Nicolas Batum : "Nous sommes heureux d’avoir assuré l’essentiel. J’ai beaucoup appris pendant ces 15 jours à l’Euro. Je suis persuadé qu’il y a de grandes choses à faire avec cette équipe-là. Il faut bâtir. Nous serons prêts l’année prochaine."
Florent Pietrus : "Je sais que mon rôle est important dans cette équipe et j’ai essayé de donner l’exemple. Les deux qualifications nous consolent de notre défaite d’hier. Nous sommes sûrs de participer à de grandes compétitions dans les deux années à venir et c’est très satisfaisant. L’état d’esprit a été excellent et c’est une bonne base pour la suite. J’ai la sensation du devoir accompli après ces deux mois de travail."
Ronny Turiaf : "On a travaillé dur pour en arriver là. Cela met du baume au cœur après la grande tristesse du quart de finale. On se dit que nous n’avons pas tout gâché comme en 2007."

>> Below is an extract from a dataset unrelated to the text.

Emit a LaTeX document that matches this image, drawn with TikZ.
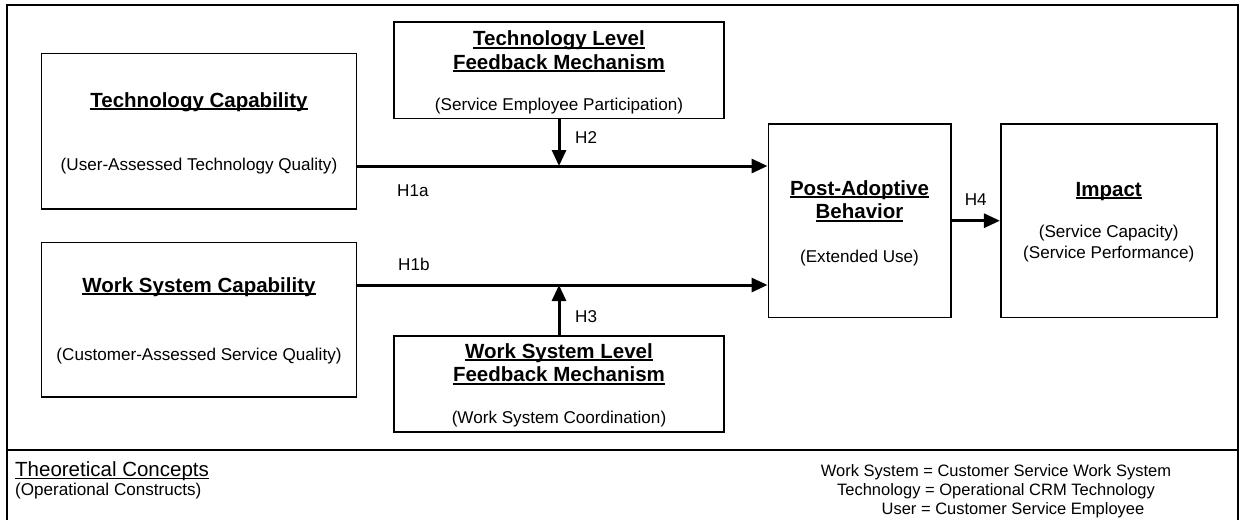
\documentclass[tikz,border=0pt]{standalone}
\usepackage{fontspec}
\setmainfont{Liberation Sans}
\usetikzlibrary{arrows.meta,positioning}
\newcommand{\undl}[1]{\leavevmode\setbox0\hbox{#1}\rlap{\rule[-0.13em]{\wd0}{0.075em}}\box0}
\newcommand{\ttlfont}{\fontsize{20.5}{23.5}\selectfont\bfseries}
\newcommand{\subfont}{\fontsize{17.1}{20.5}\selectfont}

\begin{document}
\begin{tikzpicture}[x=1pt, y=-1pt, box/.style={rectangle, draw, line width=1.6pt, inner sep=0pt}, ttl/.style={font=\ttlfont, inner sep=0pt, align=center}, subtxt/.style={font=\subfont, inner sep=0pt, align=center}, hyp/.style={line width=3pt, -{Triangle[length=16pt, width=14pt]}}, panel/.style={line width=2pt}]

  \useasboundingbox (0,0) rectangle (1241,520);
  \draw[panel] (7,520) |- (1238,5) -- (1238,520);
  \draw[panel] (7,450) -- (1238,450);

  \node[box, minimum width=315, minimum height=155.7] (tc) at (199,131.2) {};
  \node[box, minimum width=315, minimum height=154.4] (ws) at (199,319.5) {};
  \node[box, minimum width=330, minimum height=96.6] (tl) at (559,70) {};
  \node[box, minimum width=330, minimum height=96] (wsl) at (559,383.7) {};
  \node[box, minimum width=182.4, minimum height=193.3] (pa) at (859.5,220.7) {};
  \node[box, minimum width=216, minimum height=193.3, right=48.4pt of pa] (im) {};

  \node[ttl, anchor=base] (tcname) at (199,107) {\undl{Technology Capability}};
  \node[subtxt, anchor=base] (tcop) at (199,170) {(User-Assessed Technology Quality)};
  \node[ttl, anchor=base] (wsname) at (199,292) {\undl{Work System Capability}};
  \node[subtxt, anchor=base] (wsop) at (199,360) {(Customer-Assessed Service Quality)};
  \node[ttl, anchor=north] (tlname) at (559,30.8) {\undl{Technology Level}\\\undl{Feedback Mechanism}};
  \node[subtxt, anchor=base] (tlop) at (559,110.4) {(Service Employee Participation)};
  \node[ttl, anchor=north] (wslname) at (559,343.3) {\undl{Work System Level}\\\undl{Feedback Mechanism}};
  \node[subtxt, anchor=base] (wslop) at (559,423.7) {(Work System Coordination)};
  \node[ttl, anchor=north] (paname) at (859.5,180.3) {\undl{Post-Adoptive}\\\undl{Behavior}};
  \node[subtxt, anchor=base] (paop) at (859.5,262.5) {(Extended Use)};
  \node[ttl, anchor=base] (imname) at (1108.7,196) {\undl{Impact}};
  \node[subtxt, anchor=north] (imop) at (1108.7,225.2) {(Service Capacity)\\(Service Performance)};

  \node[subtxt, anchor=base west] (h1a) at (397,196.5) {H1a};
  \node[subtxt, anchor=base west] (h1b) at (398,270) {H1b};
  \node[subtxt, anchor=base west] (h2) at (575,143.3) {H2};
  \node[subtxt, anchor=base west] (h3) at (575,322.7) {H3};
  \node[subtxt, anchor=base] (h4) at (975.7,205.7) {H4};

  \node[font=\fontsize{20.5}{25}\selectfont, inner sep=0pt, anchor=base west] (concepts) at (15,476.5) {\undl{Theoretical Concepts}};
  \node[subtxt, anchor=base west] (constructs) at (15,495) {(Operational Constructs)};
  \node[font=\fontsize{16.5}{19}\selectfont, inner sep=0pt, align=center, anchor=north] (legend) at (996,464.2) {Work System = Customer Service Work System\\Technology = Operational CRM Technology\\\hspace*{34pt}User = Customer Service Employee};

  \coordinate (lineA) at (0,166);
  \coordinate (lineB) at (0,285);
  \draw[hyp] (tc.east |- lineA) -- (pa.west |- lineA);
  \draw[hyp] (ws.east |- lineB) -- (pa.west |- lineB);
  \draw[hyp] (tl.south) -- (tl.south |- lineA);
  \draw[hyp] (wsl.north) -- (wsl.north |- lineB);
  \draw[hyp] (pa.east) -- (im.west);
\end{tikzpicture}
\end{document}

Vincent Collet : "Je suis très content de notre réaction après avoir été mené de 19 points. A l’exception de Florent Pietrus nous étions très mous et il fallu l’entrée des remplaçant et en particulier d’Antoine Diot pour réveiller tout le monde. Dans leur sillage on a retrouvé de l’énergie et de la dureté pour inverser la tendance. La qualification pour le Mondial va nous permettre de poursuivre le travail entrepris. Continuons dans cette direction, continuons à progresser."
Les demi-finales
Espagne bat Grèce 82-64
+5, +9, +13, +18. L’évolution du score après chaque quart-temps de la première demi-finale de l’EuroBasket. Plus patiemment, plus méthodiquement mais tout aussi efficacement que face à la France, l’Espagne a écarté la Grèce de la course à la médaille d’or. Pau Gasol a de nouveau régné dans la raquette et la défense de Sergio Scariolo a parfaitement contenu le duo Zisis-Spanoulis limité à 7 points et 4/13 aux tirs. Les joueurs du banc non utilisés contre les Bleus ont cette fois apporté une contribution primordiale, preuve de la profondeur d’effectif des champions du Monde. Une victoire accueillie sans grande effusion de joie tant l’Espagne est habitué au grandiose : "Nous ne sommes plus qu’à une marche de notre but", a déclaré Marc Gasol. "On ne pense pas à notre défaite d’il y a deux ans. On pense à demain et à quel point cela a été dur d’arriver là. C’est ma quatrième finale en quatre ans (Mondial, Euro, Jeux Olympiques), je sais ce qu’il faut faire pour gagner l’or."
Serbie bat Slovénie 96-92
C’est un match de légende qu’ont livré Slovènes et Serbes dans la deuxième demi-finale de la soirée. Un duel dans une ambiance enfin digne d’un Euro grâce à la présence de plusieurs milliers de supporteurs slovènes dans les tribunes de la Spodek Arena. Des supporteurs qui ont longtemps cru que leurs idoles allaient s’offrir une place en finale. En tête toute la rencontre, menant de 10 points à la mi-temps, les troupes de Jure Zdovc ont cependant payé leur manque de rotation dû aux blessures de Matjaz Smodis et Goran Dragic. Lentement mais sûrement la Serbie s’est rapprochée, a égalisé et n’a pas paniqué lorsque qu’un soudain coup de chaud de l’ancêtre Goran Jagodnik les a fait pointer à -6 à 90 secondes du buzzer. Milos Teodosic, MVP de l’Euro U20 en 2007, et véritable révélation de la compétition a alors sorti le grand jeu pour envoyer le match en prolongation en se fendant de 7 point consécutifs contre un lancer de Lakovic. Mais avec un Erazem Lorbek (25 pts, 10 rbds), plus que jamais en lice pour le titre de MVP, sorti pour cinq fautes tout comme son jeune frère et Brezec, la Slovénie a finalement craqué, Teodosic encore (30 pts) plantant les dernières banderilles.